The pressure on the Kohl’s consumer is part economic reality, part psychological.

"This is not 1929 and yet, if you read some of the local papers, you’d think it was," said Jaffe. "Will their customer ever come back? Absolutely. They are an attractive alternative to both Penney’s and Macy’s."

Going into this year, the firm said it was looking for the combined percentage of private and exclusive brands to rise to as much as 41 percent of sales, driven by the growth of the Elle, Food Network and Simply Vera by Vera Wang brands, as well as new products from Bobby Flay, Jumping Beans and Fila Sport.

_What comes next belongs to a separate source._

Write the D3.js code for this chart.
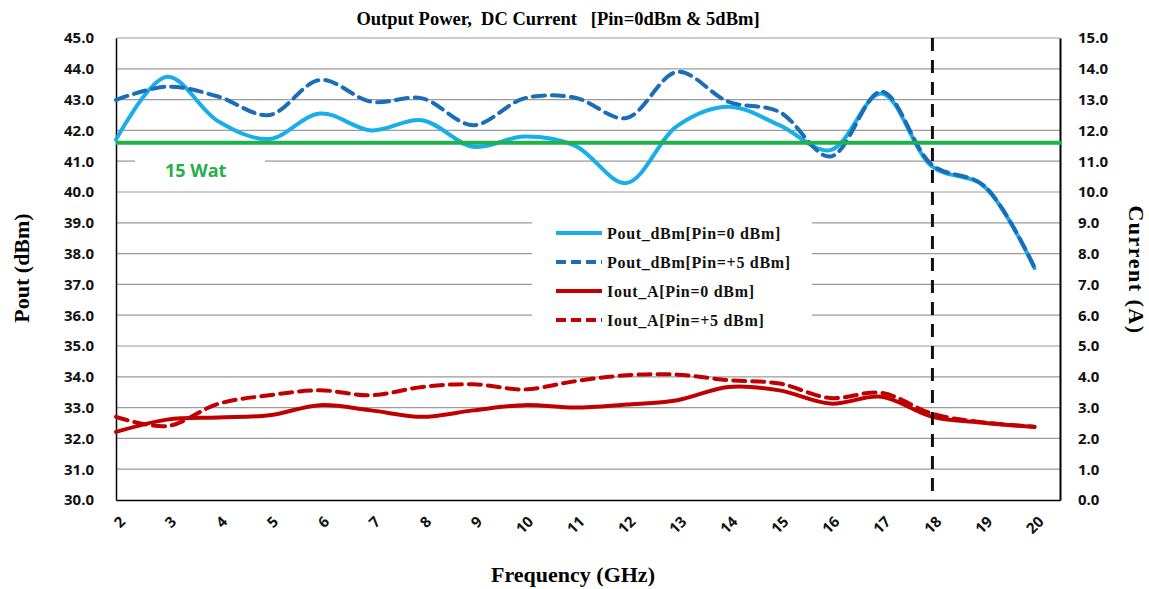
<!DOCTYPE html>
<html>
<head>
<meta charset="utf-8">
<script src="https://cdn.jsdelivr.net/npm/d3@7"></script>
<style>
  body { margin: 0; background: #fff; }
  svg { display: block; }
</style>
</head>
<body>
<script>
var freqs = [2,3,4,5,6,7,8,9,10,11,12,13,14,15,16,17,18,19,20];
var pout0 = [41.7,43.74,42.3,41.72,42.55,42.0,42.33,41.47,41.8,41.5,40.29,42.15,42.77,42.17,41.36,43.2,40.82,40.2,37.53];
var pout5 = [42.99,43.42,43.1,42.5,43.64,42.93,43.04,42.17,43.04,43.06,42.4,43.9,42.93,42.6,41.15,43.26,40.87,40.22,37.55];
var iout0 = [2.21,2.61,2.68,2.75,3.08,2.91,2.7,2.91,3.08,3.0,3.1,3.24,3.67,3.56,3.13,3.35,2.7,2.51,2.37];
var iout5 = [2.7,2.4,3.12,3.4,3.56,3.4,3.67,3.76,3.59,3.86,4.05,4.07,3.89,3.78,3.31,3.48,2.8,2.52,2.38];
var leftTicks = [30,31,32,33,34,35,36,37,38,39,40,41,42,43,44,45];
var rightTicks = [0,1,2,3,4,5,6,7,8,9,10,11,12,13,14,15];
var limit15W = 41.6;
var cutoffFreq = 18;

var W = 1149, H = 589,
    margin = {top:38, right:89, bottom:89, left:116},
    width = W - margin.left - margin.right,
    height = H - margin.top - margin.bottom;

var svg = d3.select("body").append("svg")
    .attr("width", W).attr("height", H);

var x = d3.scaleLinear().domain([2, 20.5]).range([0, width]);
var yL = d3.scaleLinear().domain([30, 45]).range([height, 0]);
var yR = d3.scaleLinear().domain([0, 15]).range([height, 0]);

var g = svg.append("g").attr("transform", "translate(" + margin.left + "," + margin.top + ")");

var sansBold = "'Open Sans', 'Liberation Sans', sans-serif";
var serif = "'Liberation Serif', 'Times New Roman', serif";

// gridlines
g.selectAll(".grid").data(leftTicks.slice(1))
  .enter().append("line")
  .attr("x1", 0).attr("x2", width)
  .attr("y1", function(d){ return yL(d); }).attr("y2", function(d){ return yL(d); })
  .attr("stroke", "#9a9a9a").attr("stroke-width", 1.2);

// white boxes behind legend and label (break gridlines)
g.append("rect").attr("x", 532 - margin.left).attr("y", 205 - margin.top)
  .attr("width", 280).attr("height", 128).attr("fill", "#fff");
g.append("rect").attr("x", 135 - margin.left).attr("y", 150 - margin.top)
  .attr("width", 130).attr("height", 34).attr("fill", "#fff");

// axes
var axL = g.append("g").call(d3.axisLeft(yL).tickValues(leftTicks).tickSize(0).tickPadding(22).tickFormat(d3.format(".1f")));
var axR = g.append("g").attr("transform", "translate(" + width + ",0)")
  .call(d3.axisRight(yR).tickValues(rightTicks).tickSize(0).tickPadding(18).tickFormat(d3.format(".1f")));
var axB = g.append("g").attr("transform", "translate(0," + height + ")")
  .call(d3.axisBottom(x).tickValues(freqs).tickSize(0).tickFormat(d3.format("d")));

[axL, axR, axB].forEach(function(a){
  a.select(".domain").attr("stroke", "#000").attr("stroke-width", 1.5);
  a.selectAll("text").attr("font-family", sansBold).attr("font-weight", 700)
    .attr("font-size", 15).attr("fill", "#111");
});
axR.select(".domain").attr("stroke-width", 2);
axB.selectAll("text")
  .attr("text-anchor", "end")
  .attr("transform", "translate(6,19) rotate(-45)")
  .attr("dy", "0.35em").attr("y", 0).attr("font-size", 15);

// series
var lineL = function(vals){
  return d3.line().x(function(d,i){ return x(freqs[i]); }).y(function(d){ return yL(d); })
    .curve(d3.curveCatmullRom.alpha(0.5))(vals);
};
var lineR = function(vals){
  return d3.line().x(function(d,i){ return x(freqs[i]); }).y(function(d){ return yR(d); })
    .curve(d3.curveCatmullRom.alpha(0.5))(vals);
};

var series = [
  {name:"Pout_dBm[Pin=0 dBm]", path: lineL(pout0), color:"#19aeea", dash:null},
  {name:"Pout_dBm[Pin=+5 dBm]", path: lineL(pout5), color:"#1b6db8", dash:"12,7"},
  {name:"Iout_A[Pin=0 dBm]", path: lineR(iout0), color:"#c00000", dash:null},
  {name:"Iout_A[Pin=+5 dBm]", path: lineR(iout5), color:"#c00000", dash:"12,7"}
];

g.selectAll(".series").data(series).enter().append("path")
  .attr("d", function(d){ return d.path; })
  .attr("fill", "none")
  .attr("stroke", function(d){ return d.color; })
  .attr("stroke-width", 4)
  .attr("stroke-linecap", "round")
  .attr("stroke-dasharray", function(d){ return d.dash; });

// 15 W limit line
g.append("line")
  .attr("x1", 0).attr("x2", width + 2)
  .attr("y1", yL(limit15W)).attr("y2", yL(limit15W))
  .attr("stroke", "#1fb14a").attr("stroke-width", 4);

g.append("text").attr("x", 165 - margin.left).attr("y", 177 - margin.top)
  .attr("font-family", sansBold).attr("font-weight", 700).attr("font-size", 18)
  .attr("fill", "#22b04b").text("15 Wat");

// cutoff line at 18 GHz
g.append("line")
  .attr("x1", x(cutoffFreq)).attr("x2", x(cutoffFreq))
  .attr("y1", 0).attr("y2", height)
  .attr("stroke", "#111").attr("stroke-width", 3).attr("stroke-dasharray", "13,9");

// legend
var leg = svg.selectAll(".legend").data(series).enter().append("g")
  .attr("transform", function(d,i){ return "translate(556," + (233 + i*29) + ")"; });
leg.append("line").attr("x1", 0).attr("x2", 46)
  .attr("stroke", function(d){ return d.color; }).attr("stroke-width", 4)
  .attr("stroke-dasharray", function(d){ return d.dash ? "10,5" : null; });
leg.append("text").attr("x", 51).attr("dy", "0.35em")
  .attr("font-family", serif).attr("font-weight", 700).attr("font-size", 16)
  .attr("letter-spacing", 0.7)
  .attr("fill", "#111").text(function(d){ return d.name; });

// titles
svg.append("text").attr("x", 558).attr("y", 25).attr("text-anchor", "middle")
  .attr("font-family", serif).attr("font-weight", 700).attr("font-size", 18.5)
  .attr("xml:space", "preserve").style("white-space", "pre")
  .text("Output Power,  DC Current   [Pin=0dBm & 5dBm]");

svg.append("text").attr("transform", "translate(29,268) rotate(-90)").attr("text-anchor", "middle")
  .attr("font-family", serif).attr("font-weight", 700).attr("font-size", 22)
  .text("Pout (dBm)");

svg.append("text").attr("transform", "translate(1129,270) rotate(90)").attr("text-anchor", "middle")
  .attr("font-family", serif).attr("font-weight", 700).attr("font-size", 22)
  .attr("letter-spacing", 1.5)
  .text("Current (A)");

svg.append("text").attr("x", 573).attr("y", 582).attr("text-anchor", "middle")
  .attr("font-family", serif).attr("font-weight", 700).attr("font-size", 22)
  .text("Frequency (GHz)");
</script>
</body>
</html>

During the first half, Kohl’s earnings dropped 18.7 percent to $389 million, or $1.26 a diluted share, on a 2.6 percent rise in sales to $7.35 billion. For the full year, the Menomonee Falls, Wis.-based firm is looking for profits of $3.02 to $3.18 a diluted share, down from the $3.39 last year. ³More than ever, it is important we remain focused on our four strategic initiatives: merchandising, marketing, inventory management and the in-store shopping experience," said Mansell in a statement Thursday. "We believe we are well positioned to continue to capture market share in this competitive and difficult economic environment."

Kohl’s has 957 stores and its 1,000th on the way this fall, but expansion has slowed some. After opening 112 stores last year, the retailer plans to add 70 to 75 this year and just 50 next year.

Despite this slowdown, there was speculation that the company would move to pick real estate freed up by the flurry of retail bankruptcies, which include Mervyns, Boscov’s and Goody’s Family Clothing. Real estate has been a focus for Montgomery.

"The fact that Larry is staying on in some capacity I think is interesting," said Deborah Weinswig, equity analyst at Citigroup Global Markets. "I think part of the reason he is going to stay as involved as it sounds like he’s going to is so he can make good decisions around real estate that’s going to become available over the next 12 months. Think about Ames and Caldor and Bradlees, how well these guys did with picking up real estate."

Shares of Kohl’s rose 0.5 percent, or 22 cents, to $47.96 Thursday. Over the last year, the stock has traded as high as $63.97 and as low as $36.81.